Здесь сталкиваются два разнонаправленных тренда — некое не вполне осознанное стремление к восстановлению центростремительного вектора межгосударственных отношений (с Россией ли, с Китаем или США) и тотальное отторжение недавнего исторического опыта. Продолжающаяся эксплуатация этого опыта не препятствует его официальному отрицанию и старательной ревизии. При этом исследователи отмечают, что практически все постсоветское пространство, за редкими исключениями, обладает общими характеристиками, препятствующими нормализации межгосударственных связей и формированию стабильного политического процесса.

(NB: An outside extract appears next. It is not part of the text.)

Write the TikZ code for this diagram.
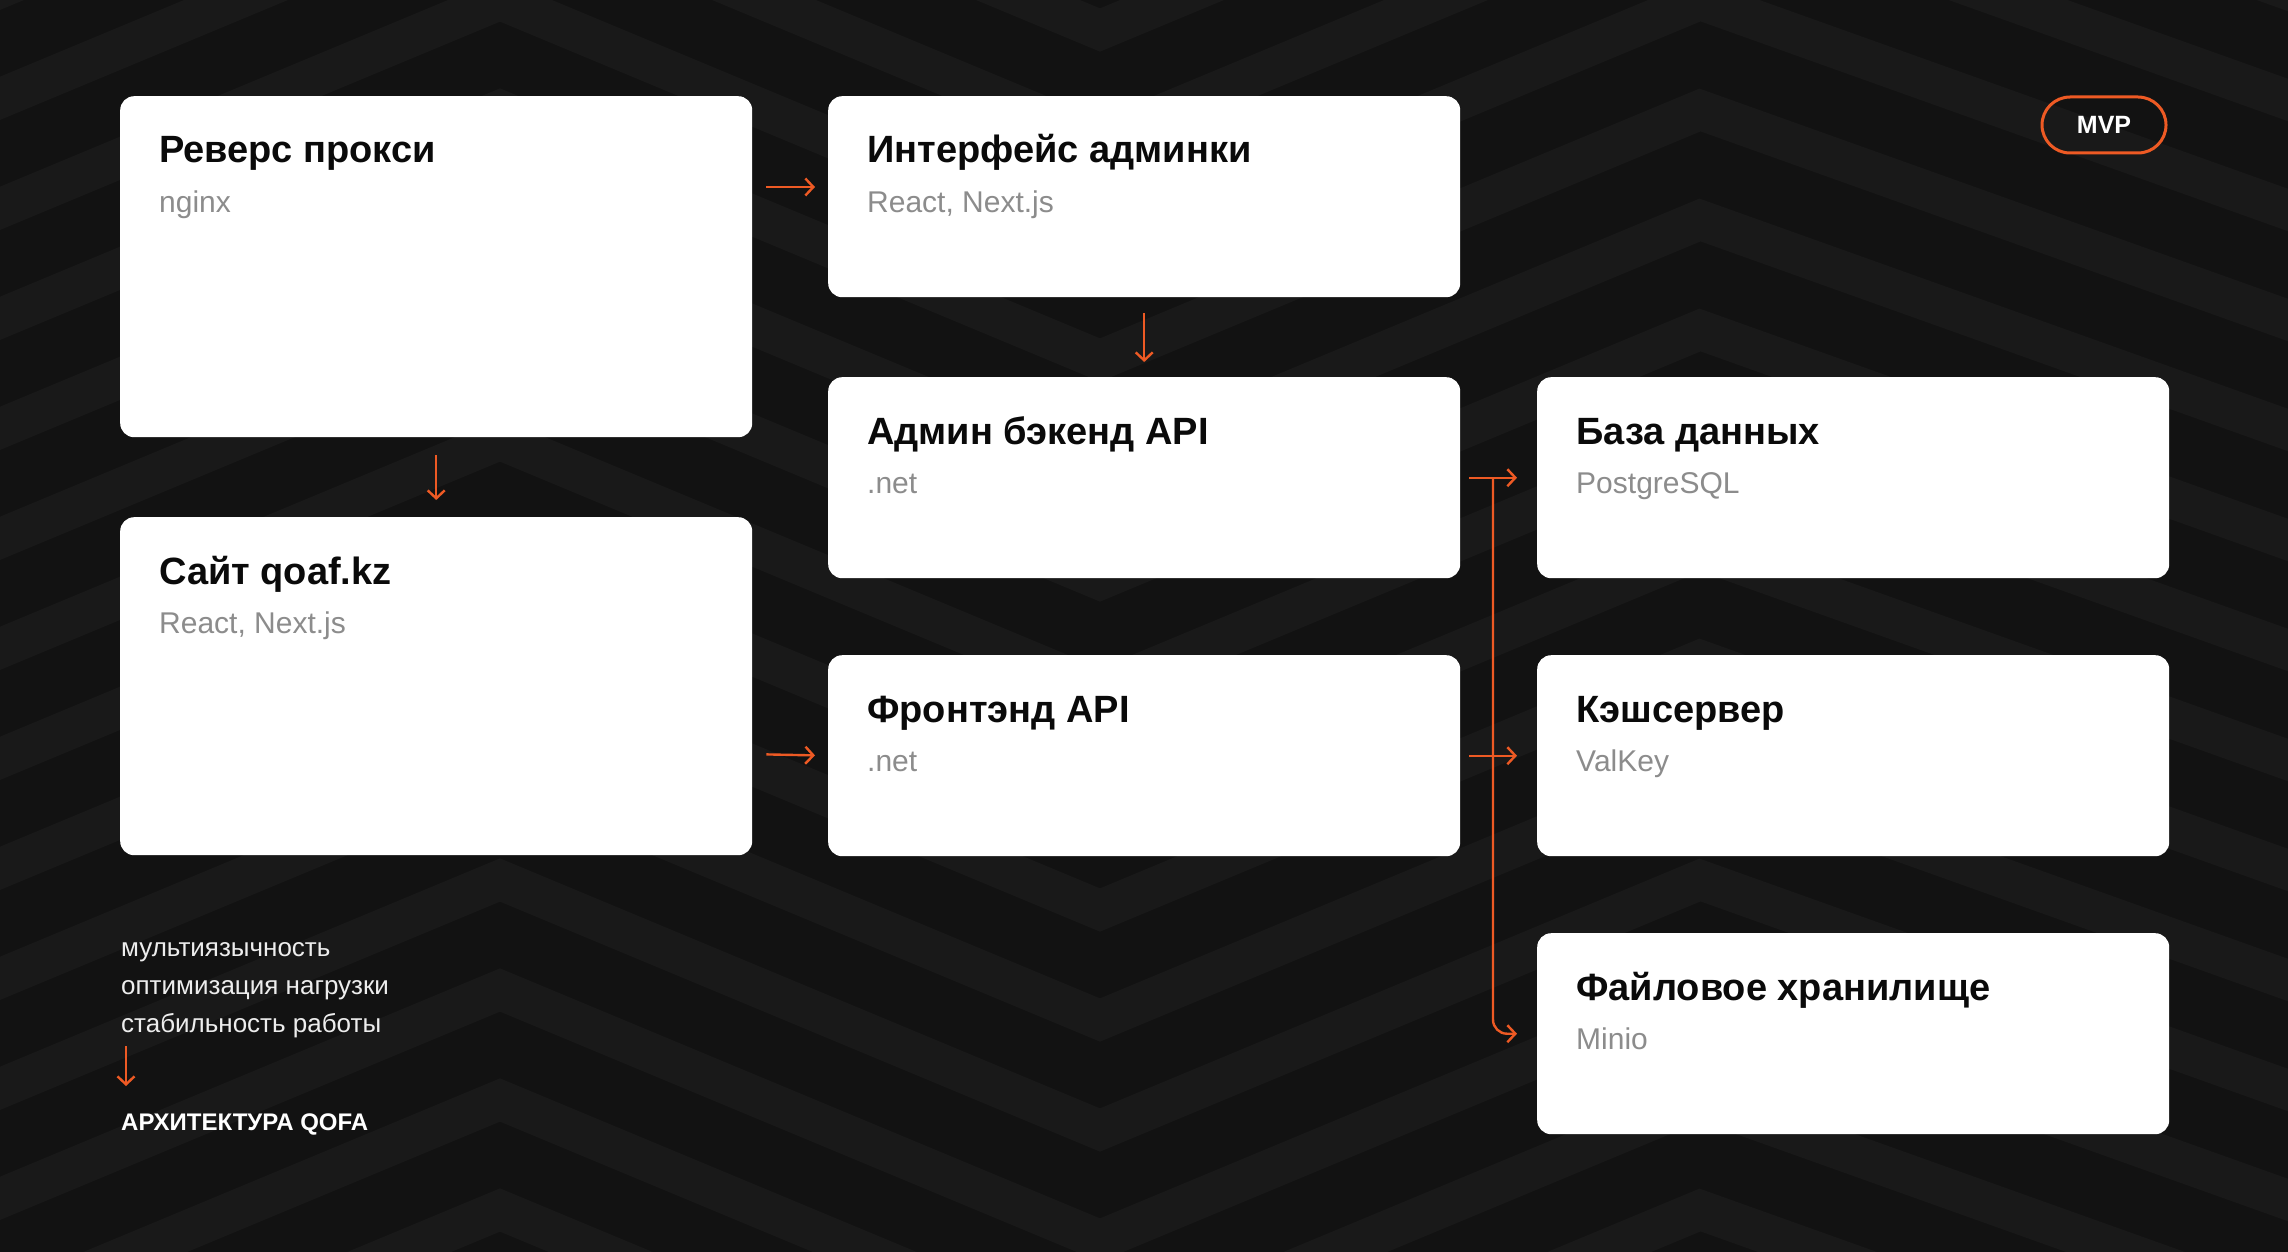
\documentclass[tikz,border=0pt]{standalone}
\usepackage{fontspec}
\setmainfont{Liberation Sans}
\usetikzlibrary{arrows.meta,calc}
\definecolor{bg}{HTML}{121212}
\definecolor{stripe}{HTML}{191919}
\definecolor{accent}{HTML}{EE5A24}
\definecolor{subgray}{HTML}{8C8C8C}
\definecolor{ink}{HTML}{0A0A0A}
\definecolor{lightink}{HTML}{EDEDED}
\begin{document}
\begin{tikzpicture}[x=1pt,y=-1pt,
 card/.style={fill=white, rounded corners=14pt, draw=none, minimum width=632pt, minimum height=201pt, anchor=north west, inner sep=0pt},
 ttl/.style={anchor=base west, inner sep=0pt, text=ink, font=\fontsize{38}{44}\selectfont\bfseries},
 sub/.style={anchor=base west, inner sep=0pt, text=subgray, font=\fontsize{30}{36}\selectfont},
 arr/.style={draw=accent, line width=2.4pt, -{Straight Barb[length=8pt,width=17pt,line width=2.4pt]}},
 note/.style={anchor=base west, inner sep=0pt, text=lightink, font=\fontsize{26}{30}\selectfont},
]
\useasboundingbox (0,0) rectangle (2288,1252);
\fill[bg] (0,0) rectangle (2288,1252);
\begin{scope}
\clip (0,0) rectangle (2288,1252);
\foreach \k in {-6,...,16}{
  \draw[stripe, line width=40pt] (-100,\k*110+250) -- (500,\k*110) -- (1100,\k*110+250) -- (1700,\k*110) -- (2400,\k*110+250);
}
\end{scope}

% cards
\node[card] (proxy) at (120,96) [minimum height=341pt] {};
\node[card] (site)  at (120,517) [minimum height=338pt] {};
\node[card] (iface) at (828,96) {};
\node[card] (admin) at (828,377) {};
\node[card] (front) at (828,655) {};
\node[card] (base)  at (1537,377) {};
\node[card] (cache) at (1537,655) {};
\node[card] (file)  at (1537,933) {};

\node[ttl] (t1) at ($(proxy.north west)+(39,67)$) {Реверс прокси};
\node[sub] (s1) at ($(proxy.north west)+(39,116)$) {nginx};
\node[ttl] (t2) at ($(site.north west)+(39,67)$) {Сайт qoaf.kz};
\node[sub] (s2) at ($(site.north west)+(39,116)$) {React, Next.js};
\node[ttl] (t3) at ($(iface.north west)+(39,67)$) {Интерфейс админки};
\node[sub] (s3) at ($(iface.north west)+(39,116)$) {React, Next.js};
\node[ttl] (t4) at ($(admin.north west)+(39,67)$) {Админ бэкенд API};
\node[sub] (s4) at ($(admin.north west)+(39,116)$) {.net};
\node[ttl] (t5) at ($(front.north west)+(39,67)$) {Фронтэнд API};
\node[sub] (s5) at ($(front.north west)+(39,116)$) {.net};
\node[ttl] (t6) at ($(base.north west)+(39,67)$) {База данных};
\node[sub] (s6) at ($(base.north west)+(39,116)$) {PostgreSQL};
\node[ttl] (t7) at ($(cache.north west)+(39,67)$) {Кэшсервер};
\node[sub] (s7) at ($(cache.north west)+(39,116)$) {ValKey};
\node[ttl] (t8) at ($(file.north west)+(39,67)$) {Файловое хранилище};
\node[sub] (s8) at ($(file.north west)+(39,116)$) {Minio};

% MVP badge
\node[draw=accent, line width=3pt, rounded corners=28pt, minimum width=124pt, minimum height=56pt, inner sep=0pt, text=white, font=\fontsize{25}{30}\selectfont\bfseries] (mvp) at (2104,125) {MVP};

% connectors
\draw[arr] ($(proxy.north east)+(14,91)$) -- ($(iface.north west)+(-13,91)$);
\draw[arr] ($(proxy.south)+(0,18)$) -- ($(site.north)+(0,-17)$);
\draw[arr] ($(iface.south)+(0,16)$) -- ($(admin.north)+(0,-15)$);
\draw[arr] ($(site.south east)+(14,-101)$) -- ($(front.south west)+(-13,-101)$);
\draw[arr, shorten <=9pt] (admin.east) -- ($(base.west)+(-20,0)$);
\draw[arr, shorten <=9pt] (front.east) -- ($(cache.west)+(-20,0)$);
\coordinate (bus) at (1493,0);
\draw[arr, rounded corners=14pt] (bus |- admin.east) -- (bus |- file.west) -- ($(file.west)+(-20,0)$);

% notes
\node[note] (n1) at (121,956) {мультиязычность};
\node[note] (n2) at (121,994) {оптимизация нагрузки};
\node[note] (n3) at (121,1032) {стабильность работы};
\node[note, font=\fontsize{24}{30}\selectfont\bfseries, text=white] (hdr) at (121,1130) {АРХИТЕКТУРА QOFA};
\draw[arr] ($(n3.base west)+(5,14)$) -- ($(n3.base west)+(5,54)$);
\end{tikzpicture}
\end{document}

В большинстве независимых государств существует институт «власти-собственности», доступные общественные ресурсы концентрируются на стороне действующего режима, а принятие государственных решений чаще всего производится на уровне неформальных структур. В последние годы становится все более очевидным, что усиливающаяся в регионе нестабильность еще больше подталкивает политиков играть достаточно знакомые им роли; этот постколониальный по своей природе феномен касается как внутренней, так и внешней политики постсоветских государств — причем не только России, но и ее соседей.
Таким образом, на пространстве, которое многие политики в последние годы упорно отказываются называть постсоветским, именно эта черта становится все более значимой. Бывшие сателлиты и объекты внешнего контроля воспроизводят те же механизмы взаимодействия с бывшими или потенциальными «метрополиями», которые некогда заставляли их демонизировать завершившийся этап собственной истории. Можно сказать, что в Центральной Азии критически отнеслись скорее к требованиям глобализации, нежели к унаследованным от СССР политическим практикам — и вплоть до сегодняшнего дня действительно трудно найти в этом нестабильном и трансформирующемся регионе хоть какой-то дискурс, связанный с реальной демократизацией, народовластием и новым этапом в собственной истории.